Naar het oordeel van de rechtbank is, gelet op de hiervoor genoemde strafverzwarende omstandigheden, een forse straf op zijn plaats en de rechtbank acht het opleggen van een onvoorwaardelijke gevangenisstraf in beginsel dan ook passend. Echter, gelet op het tijdsverloop en de omstandigheid dat verdachte zelf ook ernstig letsel heeft opgelopen, zal de rechtbank geen onvoorwaardelijke gevangenisstraf opleggen. De rechtbank zal aldus een lichtere straf opleggen dan de door de officier van justitie gevorderde straf.
De rechtbank zal aan verdachte een taakstraf opleggen voor de duur van 180 uren, subsidiair 90 dagen hechtenis, indien verdachte deze taakstraf niet (naar behoren) verricht.
De rechtbank zal daarnaast, om verdachte ervan te weerhouden opnieuw strafbare feiten te plegen en de ernst van het gepleegde feit tot uitdrukking te brengen, een voorwaardelijke gevangenisstraf opleggen voor de duur van 2 maanden met een proeftijd van 2 jaren.
Tot slot acht de rechtbank het ter bescherming van de verkeersveiligheid noodzakelijk dat aan verdachte een ontzegging van de bevoegdheid motorrijtuigen te besturen wordt opgelegd voor de duur van 18 maanden. Door deze bijkomende straf wordt het gevaarlijke karakter van het gepleegde delict in de bestraffing tot uitdrukking gebracht.
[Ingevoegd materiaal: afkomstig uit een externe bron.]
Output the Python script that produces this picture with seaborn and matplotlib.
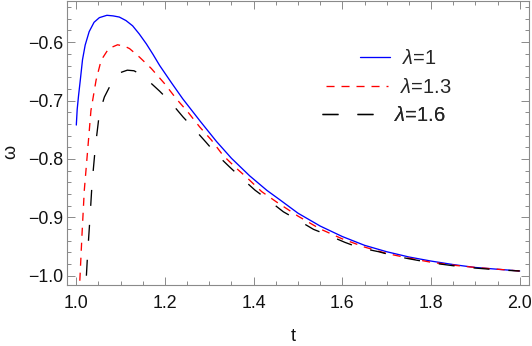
import numpy as np
import pandas as pd
import matplotlib
matplotlib.use("Agg")
import matplotlib.pyplot as plt
import seaborn as sns

# ---- data ----
t_l1 = [1.000, 1.002, 1.005, 1.009, 1.014, 1.020, 1.029, 1.040, 1.052, 1.069, 1.083, 1.097,
        1.112, 1.127, 1.142, 1.158, 1.173, 1.188, 1.215, 1.240, 1.280, 1.316, 1.350, 1.391,
        1.430, 1.459, 1.500, 1.550, 1.600, 1.650, 1.700, 1.750, 1.800, 1.850, 1.900, 1.950, 2.000]
w_l1 = [-0.742, -0.715, -0.692, -0.665, -0.630, -0.605, -0.582, -0.566, -0.558, -0.554, -0.555, -0.557,
        -0.563, -0.572, -0.586, -0.603, -0.621, -0.640, -0.670, -0.697, -0.736, -0.770, -0.799, -0.829,
        -0.854, -0.870, -0.893, -0.915, -0.933, -0.948, -0.959, -0.968, -0.975, -0.981, -0.986, -0.989, -0.992]

t_l13 = [1.004, 1.008, 1.013, 1.018, 1.0256, 1.033, 1.0446, 1.056, 1.073, 1.093, 1.109, 1.120,
         1.143, 1.169, 1.199, 1.2255, 1.252, 1.278, 1.305, 1.331, 1.361, 1.3875, 1.418, 1.452,
         1.500, 1.550, 1.600, 1.650, 1.700, 1.750, 1.800, 1.850, 1.900, 1.950, 2.000]
w_l13 = [-1.060, -1.0075, -0.927, -0.854, -0.785, -0.717, -0.665, -0.631, -0.611, -0.6045, -0.607, -0.611,
         -0.626, -0.645, -0.671, -0.697, -0.720, -0.745, -0.768, -0.794, -0.816, -0.834, -0.856, -0.874,
         -0.898, -0.920, -0.937, -0.951, -0.962, -0.970, -0.977, -0.982, -0.986, -0.989, -0.992]

t_l16 = [1.019, 1.022, 1.0256, 1.031, 1.0355, 1.043, 1.052, 1.0633, 1.0747, 1.086, 1.100, 1.115,
         1.130, 1.145, 1.158, 1.188, 1.214, 1.2405, 1.265, 1.292, 1.316, 1.346, 1.373, 1.403,
         1.433, 1.467, 1.497, 1.535, 1.566, 1.606, 1.638, 1.682, 1.716, 1.750, 1.800, 1.850,
         1.900, 1.950, 2.000]
w_l16 = [-1.060, -1.010, -0.961, -0.899, -0.842, -0.779, -0.722, -0.694, -0.677, -0.663, -0.652, -0.648,
         -0.649, -0.655, -0.663, -0.684, -0.704, -0.728, -0.748, -0.771, -0.792, -0.814, -0.833, -0.8535,
         -0.8705, -0.8906, -0.9036, -0.9207, -0.930, -0.943, -0.952, -0.959, -0.966, -0.971, -0.978, -0.983,
         -0.987, -0.990, -0.992]

labels = [r"$\mathit{\lambda}$=1", r"$\mathit{\lambda}$=1.3", r"$\mathit{\lambda}$=1.6"]
colors = ["#0000ff", "#ff0000", "#000000"]
x_ticks = [1.0, 1.2, 1.4, 1.6, 1.8, 2.0]
y_ticks = [-1.0, -0.9, -0.8, -0.7, -0.6]

df = pd.concat([
    pd.DataFrame({"t": t_l1, "w": w_l1, "lam": labels[0]}),
    pd.DataFrame({"t": t_l13, "w": w_l13, "lam": labels[1]}),
    pd.DataFrame({"t": t_l16, "w": w_l16, "lam": labels[2]}),
], ignore_index=True)

# ---- style ----
sns.set_style("ticks")
plt.rcParams["font.family"] = ["Liberation Sans", "DejaVu Sans"]
plt.rcParams["mathtext.fontset"] = "custom"
plt.rcParams["mathtext.rm"] = "Liberation Sans"
plt.rcParams["mathtext.it"] = "Liberation Sans:italic"
plt.rcParams["lines.scale_dashes"] = False

frame_c = "#8a8a8a"
fig = plt.figure(figsize=(5.32, 3.46), dpi=100)
ax = fig.add_axes([67/532, 1-285/346, (529-67)/532, (285-1)/346])

dash_styles = ["", (5.8, 5.0), (11.5, 13.7)]
sns.lineplot(data=df, x="t", y="w", hue="lam", style="lam",
             palette=colors, dashes=dash_styles, estimator=None, sort=False,
             legend=False, linewidth=0.95, ax=ax)

ax.set_xticks(x_ticks)
ax.set_xticklabels([f"{v:.1f}" for v in x_ticks])
ax.set_yticks(y_ticks)
ax.set_yticklabels([f"\u2212{abs(v):.1f}" for v in y_ticks])
ax.set_xticks(np.arange(1.0, 2.0001, 0.05), minor=True)
ax.set_yticks(np.arange(-1.0, -0.5299, 0.02), minor=True)
ax.set_xlim(0.979, 2.021)
ax.set_ylim(-1.016, -0.5295)

for s in ax.spines.values():
    s.set_color(frame_c)
    s.set_linewidth(0.8)
ax.tick_params(which="both", direction="in", top=True, right=True, color=frame_c, width=0.7)
ax.tick_params(which="major", length=5.5)
ax.tick_params(which="minor", length=3)
ax.tick_params(axis="x", which="major", labelsize=12.8, pad=7, labelcolor="#111111")
ax.tick_params(axis="y", which="major", labelsize=12.8, pad=3, labelcolor="#111111")

ax.set_xlabel("t", fontsize=13, color="#111111")
ax.set_ylabel("\u03c9", fontsize=13, color="#111111")
ax.xaxis.set_label_coords((293-67)/462, -0.153)
ax.yaxis.set_label_coords(-0.103, 0.468)

# ---- legend entries (one legend per entry to mimic layout) ----
lines = ax.get_lines()
leg_spec = [  # (x0 px, y px, handlelength, handletextpad)
    (360, 58.3, 1.5, 0.6),
    (326, 87.3, 3.1, 0.55),
    (322, 116.0, 2.6, 1.0),
]
for ln, lab, (x0, yc, hl, hp) in zip(lines, labels, leg_spec):
    lg = ax.legend([ln], [lab], loc="center left",
                   bbox_to_anchor=((x0-67)/462, (285-yc)/284),
                   frameon=False, fontsize=14.5, handlelength=hl, handletextpad=hp,
                   borderpad=0, borderaxespad=0)
    ax.add_artist(lg)

fig.savefig("out.png", dpi=100)
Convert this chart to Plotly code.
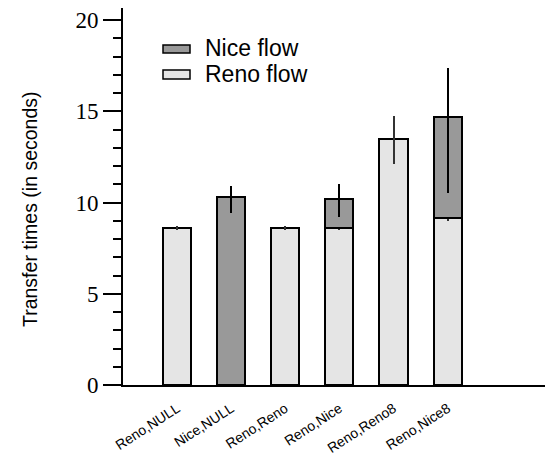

Toepasselijke wetsartikelen.

De beslissing is gegrond op de artikelen:
9, 14a, 14b, 14c, 22c, 22d Wetboek van Strafrecht
6, 175, 179 Wegenverkeerswet 1994.

DE UITSPRAAK

De rechtbank:
Verklaart het ten laste gelegde bewezen zoals hiervoor is omschreven.
Verklaart niet bewezen hetgeen verdachte meer of anders is ten laste gelegd dan hiervoor bewezen is verklaard en spreekt hem daarvan vrij.
Het bewezen verklaarde levert op het misdrijf:
overtreding van artikel 6 van de Wegenverkeerswet 1994, terwijl het een ongeval betreft waardoor een ander lichamelijk letsel wordt toegebracht.
Verklaart verdachte hiervoor strafbaar.
Legt op de volgende straffen.

Een taakstraf voor de duur van 180 uren subsidiair 90 dagen hechtenis.

Een
gevangenisstrafvoor de duur van
2 maanden voorwaardelijkmet een proeftijd van 2 jaren.
Voorwaarde is, dat de veroordeelde zich voor het einde van de proeftijd niet schuldig zal maken aan een strafbaar feit.
Een
ontzegging van de bevoegdheid motorrijtuigen te besturenvoor de duur van
18 maanden.
Dit vonnis is gewezen door:
mr. C.A. van Roosmalen, voorzitter,
mr. R.M.L. Heemskerk-Pleging en mr. T. van de Woestijne, leden,
in tegenwoordigheid van mr. H. Wildeman, griffier,
en is uitgesproken op 07 april 2023.
---------------------------------------------------------------------------------------------------------------

Voetnoten

1.Wanneer hierna wordt verwezen naar een proces-verbaal, wordt – tenzij anders vermeld – bedoeld een proces-verbaal, opgemaakt in de wettelijke vorm door daartoe bevoegde opsporingsambtenaren. Waar wordt verwezen naar bijlagen betreffen dit de bijlagen bij het proces-verbaal van de politie Oost-Brabant, Dienst Regionale Operationele Samenwerking, Afdeling Infrastructuur, Team Verkeer, genummerd PL2100-2021242297, afgesloten d.d. 1 november 2021, aantal doorgenummerde bladzijden: 70.